うつ病で半年間寝たきりだった僕が、PC一台で世界を自由に飛び回るようになった話」
関連記事「ネガティブな理由で起業をしたら、逃げ場がなかった
以前の起業と、今回の起業のは何が違うのか。
それは、今回の起業は「ネガティブな動機」から起業をしたということです。
そのときの僕にとって「社会から逃げたい」「企業ではもう働けない」という思いは、妥協することのできないものでした。
それを我慢してまた社会に出て働けば、今度こそ自分は潰されてしまうかもしれない。そんなのっぴきならない状況に追い込まれ、最後に残った選択肢が「起業する」というものでした。
大学時代の起業とはわけが違う、ここで逃げたらもう自分の人生は終わりだという気持ちでビジネスに挑みました。社会的になにか価値を与えようとか、良い変化を生み出そうとか、そういうことを考えている余裕はありません。
ただ、自分ひとりを生かすための起業。自分の人生を取り戻すための起業。だからこそ僕は、這い上がることができたのだと思います。
ネガティブな動機は強ければ強いほど、成功確率は高くなる。
ネガティブな想いが強ければ強いほど、僕は成功確率は高くなると思っています。
- 会社から逃げたい
- もう、企業で自分は働けない
- 人間関係に疲れ果ててしまった
もし、こうした理由から「逃げたい」ために起業をしたなら、もうその事業は絶対に成功させるしかありません。この現状を変えることができなければ、また会社に戻らないといけない。この痛みや苦しみを、ずっと抱えなければならないからです。

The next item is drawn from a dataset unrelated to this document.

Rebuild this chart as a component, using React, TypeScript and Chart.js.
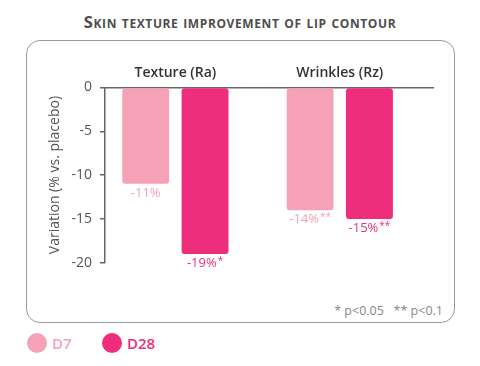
import React, { useEffect, useRef } from "react";
import { Chart, registerables } from "chart.js";

Chart.register(...registerables);

const categories = ["Texture (Ra)", "Wrinkles (Rz)"];
const seriesNames = ["D7", "D28"];
const d7Values = [-11, -14];
const d28Values = [-19, -15];
const d7Marks = ["", "**"];
const d28Marks = ["*", "**"];
const yTicks = [0, -5, -10, -15, -20];
const seriesColors = ["#f5a1b7", "#ee2d7c"];
const labelColors = ["#f4a3b8", "#e9307b"];
const titleText = "Skin texture improvement of lip contour";
const yAxisTitle = "Variation (% vs. placebo)";
const footnote = "* p<0.05   ** p<0.1";

const FONT = "'Open Sans', 'DejaVu Sans', sans-serif";
const seriesValues = [d7Values, d28Values];
const seriesMarks = [d7Marks, d28Marks];

const labelPlugin = {
  id: "barLabels",
  afterDatasetsDraw(chart: any) {
    const ctx = chart.ctx;
    ctx.save();
    seriesValues.forEach((vals, i) => {
      const meta = chart.getDatasetMeta(i);
      meta.data.forEach((bar: any, j: number) => {
        const main = `${vals[j]}%`;
        const mark = seriesMarks[i][j];
        ctx.font = `400 13px ${FONT}`;
        const w1 = ctx.measureText(main).width;
        ctx.font = `400 10px ${FONT}`;
        const w2 = mark ? ctx.measureText(mark).width + 1 : 0;
        const x0 = bar.x - (w1 + w2) / 2;
        const y = bar.y + 3;
        ctx.fillStyle = labelColors[i];
        ctx.textBaseline = "top";
        ctx.textAlign = "left";
        ctx.font = `400 13px ${FONT}`;
        ctx.fillText(main, x0, y);
        if (mark) {
          ctx.font = `400 10px ${FONT}`;
          ctx.fillText(mark, x0 + w1 + 1, y - 1);
        }
      });
    });
    ctx.restore();
  },
};

export default function App() {
  const canvasRef = useRef<HTMLCanvasElement | null>(null);

  useEffect(() => {
    const canvas = canvasRef.current;
    if (!canvas) return;
    const datasets = seriesValues.map((vals, i) => ({
      label: seriesNames[i],
      data: vals.map((v, j) => ({ x: j, y: v })),
      backgroundColor: seriesColors[i],
      borderRadius: 3,
      borderSkipped: false,
      categoryPercentage: 0.722,
      barPercentage: 0.79,
    }));
    const chart = new Chart(canvas, {
      type: "bar",
      data: { datasets },
      options: {
        animation: false,
        responsive: false,
        events: [],
        layout: { padding: { left: 43, right: 47, top: 57.5, bottom: 103.3 } },
        plugins: {
          legend: { display: false },
          tooltip: { enabled: false },
          title: { display: false },
        },
        scales: {
          x: {
            type: "linear",
            position: "top",
            offset: false,
            min: -0.428,
            max: 1.567,
            afterBuildTicks: (s: any) => {
              s.ticks = categories.map((_, i) => ({ value: i }));
            },
            afterFit: (s: any) => {
              s.height = 30;
            },
            ticks: {
              callback: (v: any) => categories[v] ?? "",
              font: { family: FONT, size: 14, weight: "600" },
              color: "#333",
              padding: 6,
              maxRotation: 0,
              autoSkip: false,
            },
            grid: { display: false, drawTicks: false, offset: false },
            border: { display: true, color: "#666", width: 1.5 },
          },
          y: {
            min: -20,
            max: 0,
            afterBuildTicks: (s: any) => {
              s.ticks = yTicks.map((v) => ({ value: v }));
            },
            afterFit: (s: any) => {
              s.width = 62;
            },
            ticks: {
              font: { family: FONT, size: 14 },
              color: "#555",
              padding: 8,
            },
            grid: {
              drawOnChartArea: false,
              drawTicks: true,
              tickLength: 5,
              color: "#666",
              lineWidth: 1.5,
            },
            border: { display: true, color: "#666", width: 1.5 },
            title: {
              display: true,
              text: yAxisTitle,
              font: { family: FONT, size: 14 },
              color: "#555",
            },
          },
        },
      },
      plugins: [labelPlugin],
    } as any);
    return () => chart.destroy();
  }, []);

  return (
    <div
      style={{
        position: "absolute",
        left: 0,
        top: 0,
        width: 480,
        height: 366,
        background: "#fff",
        fontFamily: FONT,
        overflow: "hidden",
      }}
    >
      <div
        style={{
          position: "absolute",
          top: 10,
          left: 0,
          width: 480,
          textAlign: "center",
          fontVariant: "small-caps",
          fontWeight: 700,
          fontSize: 16.5,
          color: "#4d4d4d",
          letterSpacing: 0.6,
        }}
      >
        {titleText}
      </div>
      <div
        style={{
          position: "absolute",
          left: 26,
          top: 40,
          width: 429,
          height: 283,
          boxSizing: "border-box",
          border: "1.5px solid #9a9a9a",
          borderRadius: 14,
        }}
      />
      <div
        style={{
          position: "absolute",
          right: 37,
          top: 302,
          fontSize: 12.5,
          color: "#8a8a8a",
          whiteSpace: "pre",
        }}
      >
        {footnote}
      </div>
      {seriesNames.map((name, i) => (
        <div
          key={name}
          style={{
            position: "absolute",
            left: 27 + i * 75,
            top: 333,
            display: "flex",
            alignItems: "center",
            gap: 5,
          }}
        >
          <span
            style={{
              width: 20,
              height: 20,
              borderRadius: "50%",
              background: seriesColors[i],
              display: "inline-block",
            }}
          />
          <span style={{ color: labelColors[i], fontSize: 15, fontWeight: 600 }}>
            {name}
          </span>
        </div>
      ))}
      <canvas
        ref={canvasRef}
        width={480}
        height={366}
        style={{ position: "absolute", left: 0, top: 0, display: "block" }}
      />
    </div>
  );
}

その状態から脱出するために何かしらに事業を起こす。その理由は、起業の立派な理由になりますし、そうしたネガティブな理由で起業を志す人は、なかなか途中で諦めるということがありません。
あなたにとって、今すぐにでも逃げ出したい「ネガティブな理由」は何ですか? そこから逃げ出すために起業するとしたら、どんな働き方がありますか? そこから、新しい生き方のヒントが見つかるかもしれません。